Skip the pictures and repeat each line of the data exactly.

(begin)

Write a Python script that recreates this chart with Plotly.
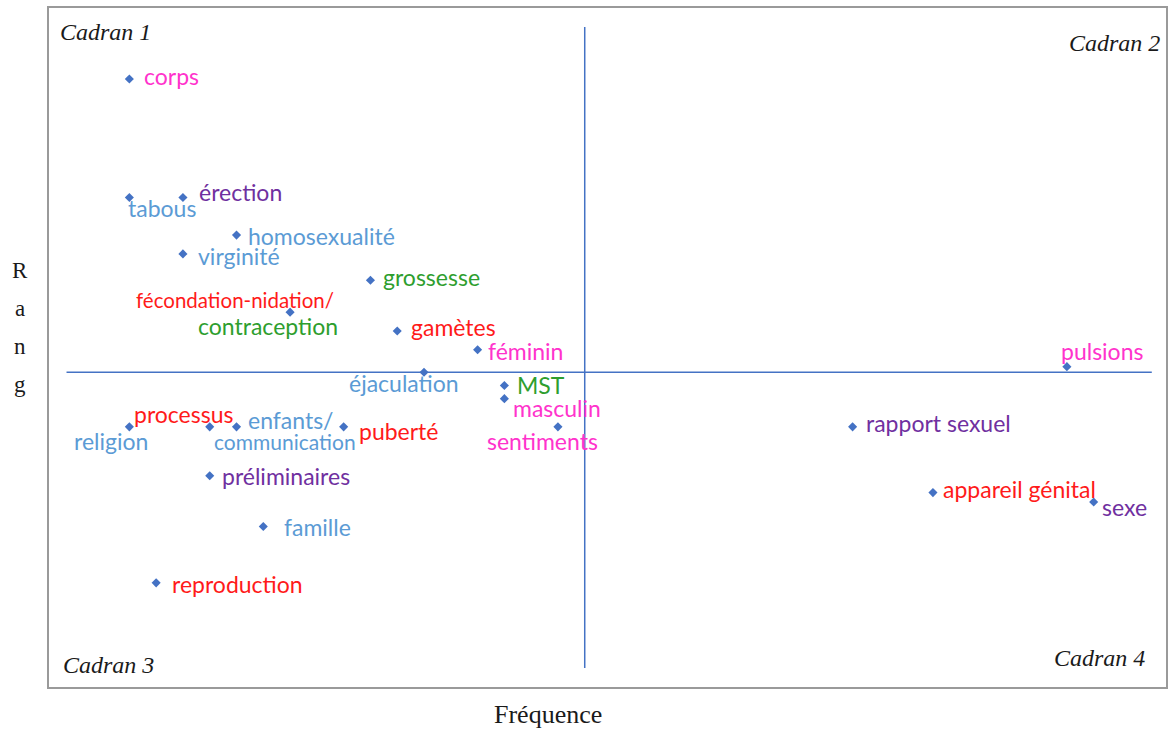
import plotly.graph_objects as go

# Mots évoqués : fréquence d'apparition et rang moyen d'évocation
mots = ["corps", "tabous", "érection", "homosexualité", "virginité", "grossesse",
        "fécondation-nidation/contraception", "gamètes", "féminin", "pulsions",
        "éjaculation", "MST", "masculin", "religion", "processus",
        "enfants/communication", "puberté", "sentiments", "rapport sexuel",
        "préliminaires", "famille", "appareil génital", "sexe", "reproduction"]
frequence = [3, 3, 5, 7, 5, 12, 9, 13, 16, 38, 14, 17, 17, 3, 6, 7, 11, 19, 30,
             6, 8, 33, 39, 4]
rang = [1.00, 1.63, 1.63, 1.83, 1.93, 2.07, 2.24, 2.34, 2.44, 2.53, 2.56, 2.63,
        2.70, 2.85, 2.85, 2.85, 2.85, 2.85, 2.85, 3.11, 3.38, 3.20, 3.25, 3.68]

# Seuils séparant les quatre cadrans
seuil_frequence = 20
seuil_rang = 2.56

cadrans = ["Cadran 1", "Cadran 2", "Cadran 3", "Cadran 4"]

# Couleurs des thèmes
ROSE = "#FF33CC"
VIOLET = "#7030A0"
BLEU = "#5B9BD5"
VERT = "#2E9E2E"
ROUGE = "#FF1A1A"

TAILLE = 23

# Étiquettes : (texte, couleur, ancrage, décalage x, décalage y, taille) ; plusieurs par mot possibles
etiquettes = {
    "corps": [("corps", ROSE, "left", 13, 3, TAILLE)],
    "tabous": [("tabous", BLEU, "left", -3, -11, TAILLE)],
    "érection": [("érection", VIOLET, "left", 14, 5, TAILLE)],
    "homosexualité": [("homosexualité", BLEU, "left", 9, -1, TAILLE)],
    "virginité": [("virginité", BLEU, "left", 13, -2, TAILLE)],
    "grossesse": [("grossesse", VERT, "left", 11, 3, TAILLE)],
    "fécondation-nidation/contraception": [
        ("fécondation-nidation/", ROUGE, "center", -55, 12, 20.5),
        ("contraception", VERT, "center", -22, -14, TAILLE)],
    "gamètes": [("gamètes", ROUGE, "left", 12, 4, TAILLE)],
    "féminin": [("féminin", ROSE, "left", 8, -1, TAILLE)],
    "pulsions": [("pulsions", ROSE, "left", -8, 16, TAILLE)],
    "éjaculation": [("éjaculation", BLEU, "center", -20, -11, TAILLE)],
    "MST": [("MST", VERT, "left", 11, 0, TAILLE)],
    "masculin": [("masculin", ROSE, "left", 7, -9, TAILLE)],
    "religion": [("religion", BLEU, "center", -18, -14, TAILLE)],
    "processus": [("processus", ROUGE, "center", -26, 13, TAILLE)],
    "enfants/communication": [
        ("enfants/", BLEU, "left", 9, 7, TAILLE),
        ("communication", BLEU, "center", 48, -15, 21)],
    "puberté": [("puberté", ROUGE, "left", 13, -4, TAILLE)],
    "sentiments": [("sentiments", ROSE, "center", -15, -14, TAILLE)],
    "rapport sexuel": [("rapport sexuel", VIOLET, "left", 11, 4, TAILLE)],
    "préliminaires": [("préliminaires", VIOLET, "left", 10, 0, TAILLE)],
    "famille": [("famille", BLEU, "left", 19, -1, TAILLE)],
    "appareil génital": [("appareil génital", ROUGE, "left", 8, 4, TAILLE)],
    "sexe": [("sexe", VIOLET, "left", 6, -5, TAILLE)],
    "reproduction": [("reproduction", ROUGE, "left", 14, -1, TAILLE)],
}

X_RANGE = [0, 41.7]
Y_RANGE = [4.234, 0.622]
POLICE = "Lato"
POLICE_SERIF = "Liberation Serif"

fig = go.Figure()
fig.add_trace(go.Scatter(
    x=frequence, y=rang, mode="markers",
    marker=dict(symbol="diamond", size=7, color="#4472C4"),
    hoverinfo="text", text=mots, showlegend=False))

annotations = []
for mot, f, r in zip(mots, frequence, rang):
    for texte, couleur, ancre, dx, dy, taille in etiquettes[mot]:
        annotations.append(dict(
            x=f, y=r, xref="x", yref="y", text=texte, showarrow=False,
            xanchor=ancre, yanchor="middle", xshift=dx, yshift=dy,
            font=dict(family=POLICE, size=taille, color=couleur)))

# Noms des cadrans dans les coins
coins = [(0.008, 0.987, "left", "top"), (0.996, 0.971, "right", "top"),
         (0.011, 0.011, "left", "bottom"), (0.983, 0.021, "right", "bottom")]
for nom, (px, py, xa, ya) in zip(cadrans, coins):
    annotations.append(dict(
        x=px, y=py, xref="paper", yref="paper", text=f"<i>{nom}</i>",
        showarrow=False, xanchor=xa, yanchor=ya,
        font=dict(family=POLICE_SERIF, size=24, color="#1a1a1a")))

# Titres des axes
annotations.append(dict(
    x=0.447, y=-0.041, xref="paper", yref="paper", text="Fréquence",
    showarrow=False, xanchor="center", yanchor="middle",
    font=dict(family=POLICE_SERIF, size=26, color="#1a1a1a")))
for i, lettre in enumerate("Rang"):
    annotations.append(dict(
        x=-0.026, y=0.613 - i * 0.056, xref="paper", yref="paper", text=lettre,
        showarrow=False, xanchor="center", yanchor="middle",
        font=dict(family=POLICE_SERIF, size=23, color="#1a1a1a")))

# Droites de séparation des cadrans
lignes = [
    dict(type="line", xref="x", yref="y", x0=seuil_frequence, x1=seuil_frequence,
         y0=0.723, y1=4.133, line=dict(color="#4472C4", width=1.5)),
    dict(type="line", xref="x", yref="y", x0=0.654, x1=41.17,
         y0=seuil_rang, y1=seuil_rang, line=dict(color="#4472C4", width=1.5)),
]

fig.update_layout(
    width=1169, height=729,
    margin=dict(l=49, r=1, t=8, b=42),
    paper_bgcolor="white", plot_bgcolor="white",
    annotations=annotations, shapes=lignes,
    xaxis=dict(range=X_RANGE, showgrid=False, zeroline=False, showticklabels=False,
               ticks="", showline=True, mirror=True, linecolor="#9a9a9a", linewidth=1.5),
    yaxis=dict(range=Y_RANGE, showgrid=False, zeroline=False, showticklabels=False,
               ticks="", showline=True, mirror=True, linecolor="#9a9a9a", linewidth=1.5),
)

fig.write_html("out.html")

(end)

Problem solution:
Write a Python script that recreates this chart with Plotly.
import plotly.graph_objects as go

# Mots évoqués : fréquence d'apparition et rang moyen d'évocation
mots = ["corps", "tabous", "érection", "homosexualité", "virginité", "grossesse",
        "fécondation-nidation/contraception", "gamètes", "féminin", "pulsions",
        "éjaculation", "MST", "masculin", "religion", "processus",
        "enfants/communication", "puberté", "sentiments", "rapport sexuel",
        "préliminaires", "famille", "appareil génital", "sexe", "reproduction"]
frequence = [3, 3, 5, 7, 5, 12, 9, 13, 16, 38, 14, 17, 17, 3, 6, 7, 11, 19, 30,
             6, 8, 33, 39, 4]
rang = [1.00, 1.63, 1.63, 1.83, 1.93, 2.07, 2.24, 2.34, 2.44, 2.53, 2.56, 2.63,
        2.70, 2.85, 2.85, 2.85, 2.85, 2.85, 2.85, 3.11, 3.38, 3.20, 3.25, 3.68]

# Seuils séparant les quatre cadrans
seuil_frequence = 20
seuil_rang = 2.56

cadrans = ["Cadran 1", "Cadran 2", "Cadran 3", "Cadran 4"]

# Couleurs des thèmes
ROSE = "#FF33CC"
VIOLET = "#7030A0"
BLEU = "#5B9BD5"
VERT = "#2E9E2E"
ROUGE = "#FF1A1A"

TAILLE = 23

# Étiquettes : (texte, couleur, ancrage, décalage x, décalage y, taille) ; plusieurs par mot possibles
etiquettes = {
    "corps": [("corps", ROSE, "left", 13, 3, TAILLE)],
    "tabous": [("tabous", BLEU, "left", -3, -11, TAILLE)],
    "érection": [("érection", VIOLET, "left", 14, 5, TAILLE)],
    "homosexualité": [("homosexualité", BLEU, "left", 9, -1, TAILLE)],
    "virginité": [("virginité", BLEU, "left", 13, -2, TAILLE)],
    "grossesse": [("grossesse", VERT, "left", 11, 3, TAILLE)],
    "fécondation-nidation/contraception": [
        ("fécondation-nidation/", ROUGE, "center", -55, 12, 20.5),
        ("contraception", VERT, "center", -22, -14, TAILLE)],
    "gamètes": [("gamètes", ROUGE, "left", 12, 4, TAILLE)],
    "féminin": [("féminin", ROSE, "left", 8, -1, TAILLE)],
    "pulsions": [("pulsions", ROSE, "left", -8, 16, TAILLE)],
    "éjaculation": [("éjaculation", BLEU, "center", -20, -11, TAILLE)],
    "MST": [("MST", VERT, "left", 11, 0, TAILLE)],
    "masculin": [("masculin", ROSE, "left", 7, -9, TAILLE)],
    "religion": [("religion", BLEU, "center", -18, -14, TAILLE)],
    "processus": [("processus", ROUGE, "center", -26, 13, TAILLE)],
    "enfants/communication": [
        ("enfants/", BLEU, "left", 9, 7, TAILLE),
        ("communication", BLEU, "center", 48, -15, 21)],
    "puberté": [("puberté", ROUGE, "left", 13, -4, TAILLE)],
    "sentiments": [("sentiments", ROSE, "center", -15, -14, TAILLE)],
    "rapport sexuel": [("rapport sexuel", VIOLET, "left", 11, 4, TAILLE)],
    "préliminaires": [("préliminaires", VIOLET, "left", 10, 0, TAILLE)],
    "famille": [("famille", BLEU, "left", 19, -1, TAILLE)],
    "appareil génital": [("appareil génital", ROUGE, "left", 8, 4, TAILLE)],
    "sexe": [("sexe", VIOLET, "left", 6, -5, TAILLE)],
    "reproduction": [("reproduction", ROUGE, "left", 14, -1, TAILLE)],
}

X_RANGE = [0, 41.7]
Y_RANGE = [4.234, 0.622]
POLICE = "Lato"
POLICE_SERIF = "Liberation Serif"

fig = go.Figure()
fig.add_trace(go.Scatter(
    x=frequence, y=rang, mode="markers",
    marker=dict(symbol="diamond", size=7, color="#4472C4"),
    hoverinfo="text", text=mots, showlegend=False))

annotations = []
for mot, f, r in zip(mots, frequence, rang):
    for texte, couleur, ancre, dx, dy, taille in etiquettes[mot]:
        annotations.append(dict(
            x=f, y=r, xref="x", yref="y", text=texte, showarrow=False,
            xanchor=ancre, yanchor="middle", xshift=dx, yshift=dy,
            font=dict(family=POLICE, size=taille, color=couleur)))

# Noms des cadrans dans les coins
coins = [(0.008, 0.987, "left", "top"), (0.996, 0.971, "right", "top"),
         (0.011, 0.011, "left", "bottom"), (0.983, 0.021, "right", "bottom")]
for nom, (px, py, xa, ya) in zip(cadrans, coins):
    annotations.append(dict(
        x=px, y=py, xref="paper", yref="paper", text=f"<i>{nom}</i>",
        showarrow=False, xanchor=xa, yanchor=ya,
        font=dict(family=POLICE_SERIF, size=24, color="#1a1a1a")))

# Titres des axes
annotations.append(dict(
    x=0.447, y=-0.041, xref="paper", yref="paper", text="Fréquence",
    showarrow=False, xanchor="center", yanchor="middle",
    font=dict(family=POLICE_SERIF, size=26, color="#1a1a1a")))
for i, lettre in enumerate("Rang"):
    annotations.append(dict(
        x=-0.026, y=0.613 - i * 0.056, xref="paper", yref="paper", text=lettre,
        showarrow=False, xanchor="center", yanchor="middle",
        font=dict(family=POLICE_SERIF, size=23, color="#1a1a1a")))

# Droites de séparation des cadrans
lignes = [
    dict(type="line", xref="x", yref="y", x0=seuil_frequence, x1=seuil_frequence,
         y0=0.723, y1=4.133, line=dict(color="#4472C4", width=1.5)),
    dict(type="line", xref="x", yref="y", x0=0.654, x1=41.17,
         y0=seuil_rang, y1=seuil_rang, line=dict(color="#4472C4", width=1.5)),
]

fig.update_layout(
    width=1169, height=729,
    margin=dict(l=49, r=1, t=8, b=42),
    paper_bgcolor="white", plot_bgcolor="white",
    annotations=annotations, shapes=lignes,
    xaxis=dict(range=X_RANGE, showgrid=False, zeroline=False, showticklabels=False,
               ticks="", showline=True, mirror=True, linecolor="#9a9a9a", linewidth=1.5),
    yaxis=dict(range=Y_RANGE, showgrid=False, zeroline=False, showticklabels=False,
               ticks="", showline=True, mirror=True, linecolor="#9a9a9a", linewidth=1.5),
)

fig.write_html("out.html")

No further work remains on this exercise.